Stated problem:
Repeat, exactly and completely, the material that follows. Omit the pictures.
--- start of Material ---
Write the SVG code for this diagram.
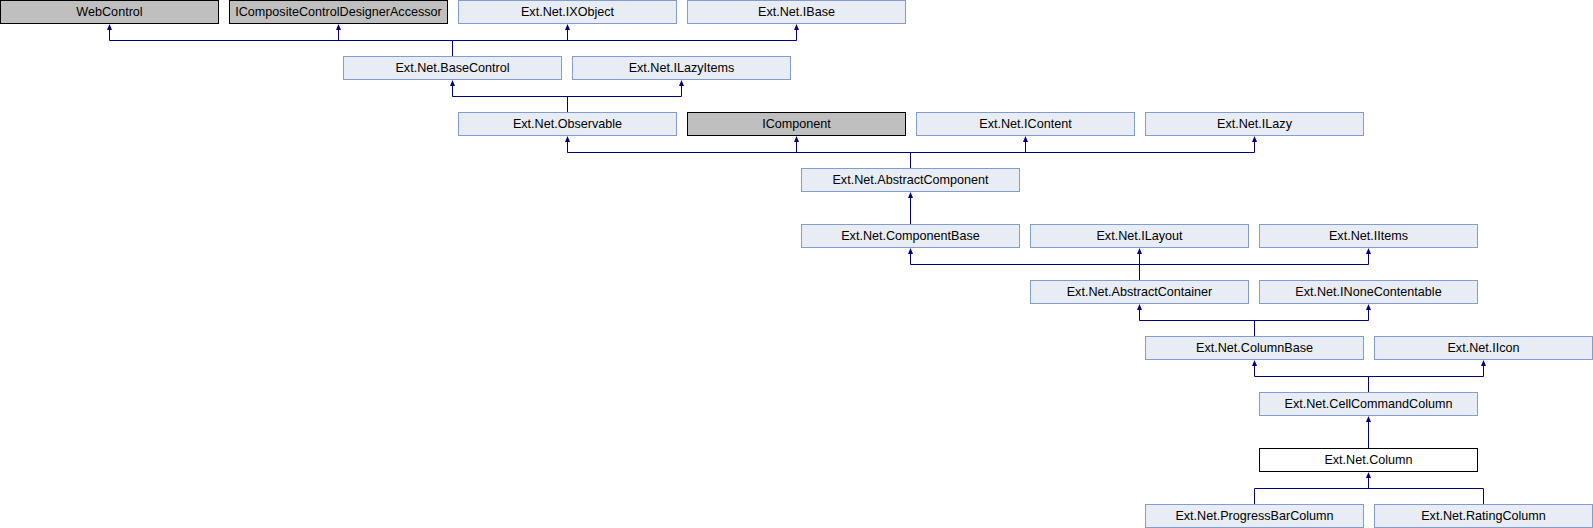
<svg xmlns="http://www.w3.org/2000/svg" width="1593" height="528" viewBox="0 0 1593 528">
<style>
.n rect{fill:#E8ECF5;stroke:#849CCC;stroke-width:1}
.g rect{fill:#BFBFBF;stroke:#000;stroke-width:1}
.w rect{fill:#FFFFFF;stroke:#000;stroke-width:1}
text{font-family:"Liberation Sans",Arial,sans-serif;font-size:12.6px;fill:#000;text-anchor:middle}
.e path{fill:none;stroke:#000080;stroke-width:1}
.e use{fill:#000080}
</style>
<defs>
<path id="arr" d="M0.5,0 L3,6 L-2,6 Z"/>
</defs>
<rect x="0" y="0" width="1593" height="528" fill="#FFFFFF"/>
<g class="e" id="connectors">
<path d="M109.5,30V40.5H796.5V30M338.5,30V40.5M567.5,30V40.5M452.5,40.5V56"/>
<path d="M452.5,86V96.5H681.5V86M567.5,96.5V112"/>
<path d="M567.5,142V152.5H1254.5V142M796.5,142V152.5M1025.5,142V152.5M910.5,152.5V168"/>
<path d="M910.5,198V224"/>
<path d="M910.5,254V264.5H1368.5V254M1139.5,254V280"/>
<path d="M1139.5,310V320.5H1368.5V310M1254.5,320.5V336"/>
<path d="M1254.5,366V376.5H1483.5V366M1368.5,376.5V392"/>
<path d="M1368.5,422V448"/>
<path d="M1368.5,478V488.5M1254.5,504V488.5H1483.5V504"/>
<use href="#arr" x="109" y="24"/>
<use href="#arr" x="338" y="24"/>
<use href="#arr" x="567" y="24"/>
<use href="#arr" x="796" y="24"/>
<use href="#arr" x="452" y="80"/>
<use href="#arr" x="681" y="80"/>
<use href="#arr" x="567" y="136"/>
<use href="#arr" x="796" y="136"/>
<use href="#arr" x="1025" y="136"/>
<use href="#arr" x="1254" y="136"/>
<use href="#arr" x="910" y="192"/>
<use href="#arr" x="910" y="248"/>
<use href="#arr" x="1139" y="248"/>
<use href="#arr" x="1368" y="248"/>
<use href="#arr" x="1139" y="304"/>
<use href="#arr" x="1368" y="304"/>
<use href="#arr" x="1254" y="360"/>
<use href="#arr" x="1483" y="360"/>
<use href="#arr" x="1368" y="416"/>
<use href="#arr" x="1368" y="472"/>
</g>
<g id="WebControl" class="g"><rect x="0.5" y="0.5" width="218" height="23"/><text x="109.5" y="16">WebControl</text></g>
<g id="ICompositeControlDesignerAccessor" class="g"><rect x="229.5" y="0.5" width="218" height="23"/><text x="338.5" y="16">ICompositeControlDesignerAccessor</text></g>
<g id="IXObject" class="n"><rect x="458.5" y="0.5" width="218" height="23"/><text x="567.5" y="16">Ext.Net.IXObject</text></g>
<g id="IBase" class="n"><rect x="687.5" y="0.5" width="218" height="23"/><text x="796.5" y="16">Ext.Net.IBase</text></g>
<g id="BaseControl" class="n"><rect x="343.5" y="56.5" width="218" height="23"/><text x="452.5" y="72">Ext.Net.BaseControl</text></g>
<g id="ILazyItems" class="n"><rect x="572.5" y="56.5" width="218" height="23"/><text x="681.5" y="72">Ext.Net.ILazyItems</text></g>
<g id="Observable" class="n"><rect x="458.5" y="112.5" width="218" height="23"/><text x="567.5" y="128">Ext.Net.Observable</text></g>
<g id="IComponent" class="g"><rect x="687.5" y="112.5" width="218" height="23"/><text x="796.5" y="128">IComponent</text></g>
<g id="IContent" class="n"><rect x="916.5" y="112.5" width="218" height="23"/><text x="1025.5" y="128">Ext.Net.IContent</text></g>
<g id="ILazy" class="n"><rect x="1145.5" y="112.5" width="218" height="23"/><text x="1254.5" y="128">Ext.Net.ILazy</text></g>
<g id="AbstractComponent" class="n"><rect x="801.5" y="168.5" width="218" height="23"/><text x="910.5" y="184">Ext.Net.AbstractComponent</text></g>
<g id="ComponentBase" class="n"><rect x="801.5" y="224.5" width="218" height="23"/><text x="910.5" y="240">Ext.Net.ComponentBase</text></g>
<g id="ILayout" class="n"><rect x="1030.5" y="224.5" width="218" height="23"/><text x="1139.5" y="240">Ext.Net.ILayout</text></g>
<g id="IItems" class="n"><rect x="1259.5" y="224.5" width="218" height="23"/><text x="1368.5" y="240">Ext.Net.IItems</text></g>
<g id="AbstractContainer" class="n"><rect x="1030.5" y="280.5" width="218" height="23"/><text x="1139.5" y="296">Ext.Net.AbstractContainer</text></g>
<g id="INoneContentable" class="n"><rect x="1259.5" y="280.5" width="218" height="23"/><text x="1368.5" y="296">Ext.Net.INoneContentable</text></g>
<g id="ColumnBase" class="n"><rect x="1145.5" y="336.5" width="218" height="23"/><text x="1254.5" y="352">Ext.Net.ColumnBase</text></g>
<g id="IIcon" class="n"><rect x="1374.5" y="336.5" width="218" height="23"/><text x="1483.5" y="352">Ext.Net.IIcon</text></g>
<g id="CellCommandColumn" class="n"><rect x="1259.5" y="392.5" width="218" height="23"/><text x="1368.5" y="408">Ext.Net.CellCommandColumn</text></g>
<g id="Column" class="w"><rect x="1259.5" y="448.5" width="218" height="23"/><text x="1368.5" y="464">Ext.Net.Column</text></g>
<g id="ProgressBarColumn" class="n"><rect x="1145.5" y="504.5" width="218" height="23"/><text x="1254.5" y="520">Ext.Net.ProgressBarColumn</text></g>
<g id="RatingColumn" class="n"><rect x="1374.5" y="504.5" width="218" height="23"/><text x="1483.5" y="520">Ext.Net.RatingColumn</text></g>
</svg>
--- end of Material ---
Exercise response:
Write the SVG code for this diagram.
<svg xmlns="http://www.w3.org/2000/svg" width="1593" height="528" viewBox="0 0 1593 528">
<style>
.n rect{fill:#E8ECF5;stroke:#849CCC;stroke-width:1}
.g rect{fill:#BFBFBF;stroke:#000;stroke-width:1}
.w rect{fill:#FFFFFF;stroke:#000;stroke-width:1}
text{font-family:"Liberation Sans",Arial,sans-serif;font-size:12.6px;fill:#000;text-anchor:middle}
.e path{fill:none;stroke:#000080;stroke-width:1}
.e use{fill:#000080}
</style>
<defs>
<path id="arr" d="M0.5,0 L3,6 L-2,6 Z"/>
</defs>
<rect x="0" y="0" width="1593" height="528" fill="#FFFFFF"/>
<g class="e" id="connectors">
<path d="M109.5,30V40.5H796.5V30M338.5,30V40.5M567.5,30V40.5M452.5,40.5V56"/>
<path d="M452.5,86V96.5H681.5V86M567.5,96.5V112"/>
<path d="M567.5,142V152.5H1254.5V142M796.5,142V152.5M1025.5,142V152.5M910.5,152.5V168"/>
<path d="M910.5,198V224"/>
<path d="M910.5,254V264.5H1368.5V254M1139.5,254V280"/>
<path d="M1139.5,310V320.5H1368.5V310M1254.5,320.5V336"/>
<path d="M1254.5,366V376.5H1483.5V366M1368.5,376.5V392"/>
<path d="M1368.5,422V448"/>
<path d="M1368.5,478V488.5M1254.5,504V488.5H1483.5V504"/>
<use href="#arr" x="109" y="24"/>
<use href="#arr" x="338" y="24"/>
<use href="#arr" x="567" y="24"/>
<use href="#arr" x="796" y="24"/>
<use href="#arr" x="452" y="80"/>
<use href="#arr" x="681" y="80"/>
<use href="#arr" x="567" y="136"/>
<use href="#arr" x="796" y="136"/>
<use href="#arr" x="1025" y="136"/>
<use href="#arr" x="1254" y="136"/>
<use href="#arr" x="910" y="192"/>
<use href="#arr" x="910" y="248"/>
<use href="#arr" x="1139" y="248"/>
<use href="#arr" x="1368" y="248"/>
<use href="#arr" x="1139" y="304"/>
<use href="#arr" x="1368" y="304"/>
<use href="#arr" x="1254" y="360"/>
<use href="#arr" x="1483" y="360"/>
<use href="#arr" x="1368" y="416"/>
<use href="#arr" x="1368" y="472"/>
</g>
<g id="WebControl" class="g"><rect x="0.5" y="0.5" width="218" height="23"/><text x="109.5" y="16">WebControl</text></g>
<g id="ICompositeControlDesignerAccessor" class="g"><rect x="229.5" y="0.5" width="218" height="23"/><text x="338.5" y="16">ICompositeControlDesignerAccessor</text></g>
<g id="IXObject" class="n"><rect x="458.5" y="0.5" width="218" height="23"/><text x="567.5" y="16">Ext.Net.IXObject</text></g>
<g id="IBase" class="n"><rect x="687.5" y="0.5" width="218" height="23"/><text x="796.5" y="16">Ext.Net.IBase</text></g>
<g id="BaseControl" class="n"><rect x="343.5" y="56.5" width="218" height="23"/><text x="452.5" y="72">Ext.Net.BaseControl</text></g>
<g id="ILazyItems" class="n"><rect x="572.5" y="56.5" width="218" height="23"/><text x="681.5" y="72">Ext.Net.ILazyItems</text></g>
<g id="Observable" class="n"><rect x="458.5" y="112.5" width="218" height="23"/><text x="567.5" y="128">Ext.Net.Observable</text></g>
<g id="IComponent" class="g"><rect x="687.5" y="112.5" width="218" height="23"/><text x="796.5" y="128">IComponent</text></g>
<g id="IContent" class="n"><rect x="916.5" y="112.5" width="218" height="23"/><text x="1025.5" y="128">Ext.Net.IContent</text></g>
<g id="ILazy" class="n"><rect x="1145.5" y="112.5" width="218" height="23"/><text x="1254.5" y="128">Ext.Net.ILazy</text></g>
<g id="AbstractComponent" class="n"><rect x="801.5" y="168.5" width="218" height="23"/><text x="910.5" y="184">Ext.Net.AbstractComponent</text></g>
<g id="ComponentBase" class="n"><rect x="801.5" y="224.5" width="218" height="23"/><text x="910.5" y="240">Ext.Net.ComponentBase</text></g>
<g id="ILayout" class="n"><rect x="1030.5" y="224.5" width="218" height="23"/><text x="1139.5" y="240">Ext.Net.ILayout</text></g>
<g id="IItems" class="n"><rect x="1259.5" y="224.5" width="218" height="23"/><text x="1368.5" y="240">Ext.Net.IItems</text></g>
<g id="AbstractContainer" class="n"><rect x="1030.5" y="280.5" width="218" height="23"/><text x="1139.5" y="296">Ext.Net.AbstractContainer</text></g>
<g id="INoneContentable" class="n"><rect x="1259.5" y="280.5" width="218" height="23"/><text x="1368.5" y="296">Ext.Net.INoneContentable</text></g>
<g id="ColumnBase" class="n"><rect x="1145.5" y="336.5" width="218" height="23"/><text x="1254.5" y="352">Ext.Net.ColumnBase</text></g>
<g id="IIcon" class="n"><rect x="1374.5" y="336.5" width="218" height="23"/><text x="1483.5" y="352">Ext.Net.IIcon</text></g>
<g id="CellCommandColumn" class="n"><rect x="1259.5" y="392.5" width="218" height="23"/><text x="1368.5" y="408">Ext.Net.CellCommandColumn</text></g>
<g id="Column" class="w"><rect x="1259.5" y="448.5" width="218" height="23"/><text x="1368.5" y="464">Ext.Net.Column</text></g>
<g id="ProgressBarColumn" class="n"><rect x="1145.5" y="504.5" width="218" height="23"/><text x="1254.5" y="520">Ext.Net.ProgressBarColumn</text></g>
<g id="RatingColumn" class="n"><rect x="1374.5" y="504.5" width="218" height="23"/><text x="1483.5" y="520">Ext.Net.RatingColumn</text></g>
</svg>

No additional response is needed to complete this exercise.